Feb 1, 2011

Trivia Pursued

Whenever I read a book, a story or a poem, I am aware of the infringement of reality upon the narrative. Verisimilitude comes from the recognizable; I like Walter Mosley's books because I've lived in some of the areas his stories take place. I recognize places his characters stop at or pass along the way. It makes his stories more realistic to me. I like Charles de Lint's work because I recognize the mythical stories he bases his characters on - so when he invokes Raven or the Crow Girls, or Coyote Woman, I find resonance within the cultural realities. I try to do the same with my writing.

That leads me to research before, during and after the process of getting that first draft down on paper (even if it is electronic metaphorical paper). So as I write I check things out. Where did the people I'm mentioning live? Were they mostly in one specific neighborhood? Where did the more affluent members of that community live, the poor? What kind of transportation could they afford, what was their most common dress, how did their hair look?
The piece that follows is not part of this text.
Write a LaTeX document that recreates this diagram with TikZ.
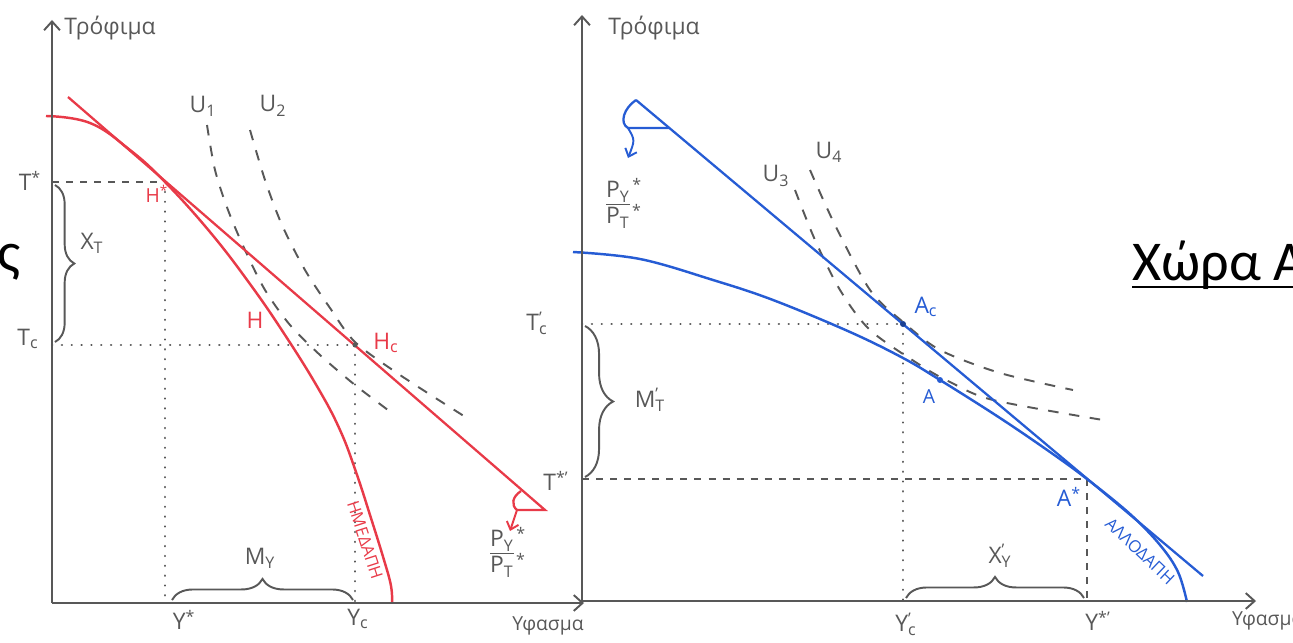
\documentclass[tikz,border=0pt]{standalone}
\usepackage{fontspec}
\setmainfont{Open Sans}
\newfontfamily\titlefont{Carlito}
\usepackage{tikz}
\usetikzlibrary{arrows.meta,decorations.pathreplacing}
\definecolor{inkgray}{RGB}{88,88,88}
\definecolor{penred}{RGB}{232,58,72}
\definecolor{penblue}{RGB}{38,92,212}
\newcommand{\supsub}[2]{\rlap{\textsuperscript{#1}}\textsubscript{#2}}

\begin{document}
\begin{tikzpicture}[x=0.02cm, y=-0.02cm,
    axis/.style={draw=inkgray, line width=1.1pt, -{Straight Barb[length=5pt,width=9pt]}},
    ppf/.style={line width=1.4pt},
    budget/.style={line width=1.3pt},
    indiff/.style={draw=inkgray, line width=1.1pt, dash pattern=on 6pt off 6pt},
    guide/.style={draw=inkgray, line width=1.3pt, line cap=round, dash pattern=on 0.1pt off 5.5pt},
    guidedash/.style={draw=inkgray, line width=1.1pt, dash pattern=on 4pt off 4pt},
    curly/.style={draw=inkgray, line width=1.1pt, decorate, decoration={brace, amplitude=#1}},
    lbl/.style={text=inkgray, font=\fontsize{13}{15}\selectfont, inner sep=1pt},
    tiny lbl/.style={font=\fontsize{9.5}{11}\selectfont, inner sep=0pt},
    pt/.style={circle, fill, inner sep=1.5pt},
    tick/.style={-{Straight Barb[length=4pt,width=7pt]}, line width=1.1pt}
]
\useasboundingbox (0,0) rectangle (1293,642);

% left panel: domestic
\coordinate (O1) at (52,603);
\coordinate (T1top) at (52,20);
\coordinate (Y1end) at (584,603);
\coordinate (Ts) at (52,182);
\coordinate (Tc) at (52,345);
\coordinate (Hs) at (165,182);
\coordinate (Hc) at (355,345);
\coordinate (Ys) at (165,603);
\coordinate (Yc) at (355,603);
\coordinate (R0) at (68,97);
\coordinate (R1) at (545,510);
\coordinate (R2) at (517,510);
\coordinate (R3) at (521,491);
\coordinate (R4) at (510,531);

\draw[guidedash] (Ts) -- (Hs);
\draw[guide] (Hs) -- (Ys);
\draw[guide] (Tc) -- (Hc);
\draw[guide] (Hc) -- (Yc);

\draw[indiff] plot[smooth] coordinates {(207,125) (215,170) (228,210) (245,250) (265,290) (290,325) (320,355) (355,385) (392,413)};
\draw[indiff] plot[smooth] coordinates {(250,130) (265,180) (282,225) (305,270) (330,308) (355,342) (400,375) (467,418)};

\draw[penred, ppf] plot[smooth, tension=0.7] coordinates {(46,116) (90,123) (130,150) (165,182) (210,232) (250,284) (285,335) (318,388) (340,430) (356,472) (370,515) (384,560) (391,586) (392,603)};
\draw[penred, budget] (R0) -- (R1) -- (R2);
\draw[penred, budget] (R3) .. controls (512,497) and (511,505) .. (R2);
\draw[penred, tick] (R2) -- (R4);
\fill[inkgray] (Hc) circle (2.5);

\draw[axis] (O1) -- (T1top);
\draw[axis] (O1) -- (Y1end);

\draw[curly=11pt] (55,185) -- (55,342);
\draw[curly=12pt] (172,600) -- (353,600);

\node[lbl] (axT1) at (110,28) {Τρόφιμα};
\node[lbl] (axY1) at (548,626) {\fontsize{11}{13}\selectfont Υφασμα};
\node[lbl] (lTs) at (30,181) {T\textsuperscript{*}};
\node[lbl] (lTc) at (28,339) {T\textsubscript{c}};
\node[lbl] (lXT) at (92,243) {X\textsubscript{T}};
\node[lbl] (lYs) at (184,620) {Y\textsuperscript{*}};
\node[lbl] (lYc) at (358,619) {Y\textsubscript{c}};
\node[lbl] (lMY) at (260,558) {M\textsubscript{Y}};
\node[lbl] (lU1) at (203,106) {U\textsubscript{1}};
\node[lbl] (lU2) at (273,106) {U\textsubscript{2}};
\node[lbl, text=penred] (lHs) at (157,194) {\fontsize{11}{13}\selectfont H\textsuperscript{*}};
\node[lbl, text=penred] (lH) at (255,320) {H};
\node[lbl, text=penred] (lHc) at (386,343) {H\textsubscript{c}};
\node[tiny lbl, text=penred, rotate=-72] (lDom) at (365,540) {ΗΜΕΔΑΠΗ};
\node[lbl] (lRatio1) at (508,554) {\begin{tabular}{@{}l@{}}\underline{P\textsubscript{Y}}\textsuperscript{\,*}\\[-1pt]P\textsubscript{T}\textsuperscript{\,*}\end{tabular}};

% right panel: foreign
\coordinate (O2) at (582,601);
\coordinate (T2top) at (582,15);
\coordinate (Y2end) at (1256,601);
\coordinate (Tcp) at (582,324);
\coordinate (Tsp) at (582,479);
\coordinate (Ac) at (903,324);
\coordinate (A) at (940,380);
\coordinate (As) at (1087,479);
\coordinate (Ycp) at (903,601);
\coordinate (Ysp) at (1087,601);
\coordinate (B0) at (636,100);
\coordinate (B1) at (1203,576);
\coordinate (B2) at (628,128);
\coordinate (B3) at (669,128);
\coordinate (B4) at (628,158);

\draw[guide] (Tcp) -- (Ac);
\draw[guide] (Ac) -- (Ycp);
\draw[guidedash] (Tsp) -- (As);
\draw[guidedash] (As) -- (Ysp);

\draw[indiff] plot[smooth] coordinates {(795,190) (815,240) (840,290) (870,330) (920,365) (950,382) (993,400) (1103,420)};
\draw[indiff] plot[smooth] coordinates {(810,170) (835,225) (870,290) (903,322) (940,350) (1000,373) (1073,390)};

\draw[penblue, ppf] plot[smooth, tension=0.6] coordinates {(573,252) (640,259) (713,280) (773,300) (850,332) (903,358) (940,380) (1000,418) (1050,452) (1087,479) (1130,514) (1160,545) (1178,572) (1187,602)};
\draw[penblue, budget] (B0) -- (B1);
\draw[penblue, budget] (B0) .. controls (624,108) and (619,123) .. (B2) -- (B3);
\draw[penblue, tick] (B2) .. controls (635,140) .. (B4);
\fill[penblue!70!black] (Ac) circle (3);
\fill[penblue] (A) circle (3);

\draw[axis] (O2) -- (T2top);
\draw[axis] (O2) -- (Y2end);

\draw[curly=16pt] (585,326) -- (585,477);
\draw[curly=12pt] (906,598) -- (1084,598);

\node[lbl] (axT2) at (654,28) {Τρόφιμα};
\node[lbl, anchor=west] (axY2) at (1230,621) {\fontsize{11}{13}\selectfont Υφασμα};
\node[lbl] (lTcp) at (537,323) {T\supsub{'}{c}};
\node[lbl] (lTsp) at (556,481) {T\textsuperscript{*'}};
\node[lbl] (lMT) at (650,400) {M\supsub{'}{T}};
\node[lbl] (lYcp) at (906,624) {Y\supsub{'}{c}};
\node[lbl] (lYsp) at (1098,621) {Y\textsuperscript{*'}};
\node[lbl] (lXY) at (1000,556) {X\supsub{'}{Y}};
\node[lbl] (lU3) at (776,176) {U\textsubscript{3}};
\node[lbl] (lU4) at (829,152) {U\textsubscript{4}};
\node[lbl, text=penblue] (lAc) at (926,307) {A\textsubscript{c}};
\node[lbl, text=penblue] (lA) at (929,397) {\fontsize{11}{13}\selectfont A};
\node[lbl, text=penblue] (lAs) at (1069,497) {A\textsuperscript{*}};
\node[tiny lbl, text=penblue, rotate=-43.5] (lFor) at (1140,551) {ΑΛΛΟΔΑΠΗ};
\node[lbl] (lRatio2) at (624,205) {\begin{tabular}{@{}l@{}}\underline{P\textsubscript{Y}}\textsuperscript{\,*}\\[-1pt]P\textsubscript{T}\textsuperscript{\,*}\end{tabular}};

% country titles
\node[anchor=base west, inner sep=0pt, font=\titlefont\fontsize{32}{36}\selectfont] (title) at (1132,280) {Χώρα Α};
\draw[line width=1.2pt] (title.base west) ++(0,7) coordinate (ulA) -- (1300,287);
\node[anchor=base east, inner sep=0pt, font=\titlefont\fontsize{32}{36}\selectfont] (titleL) at (21,271) {ς};
\end{tikzpicture}
\end{document}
The one hundred plus questions that come-up as I write must have reasonable, defensible answers.

That leads to the pursuit of information that will never be used in my story; what are the common family names of this community, what do those names mean, what does that say about where they came from in the old country, how was their language different, etc., etc., etc. Do I need all of it? Probably not. Do I like reading it? Definitely. Does it take too much time? Absolutely.

Besides, who knows when it might come-up in a game of trivia?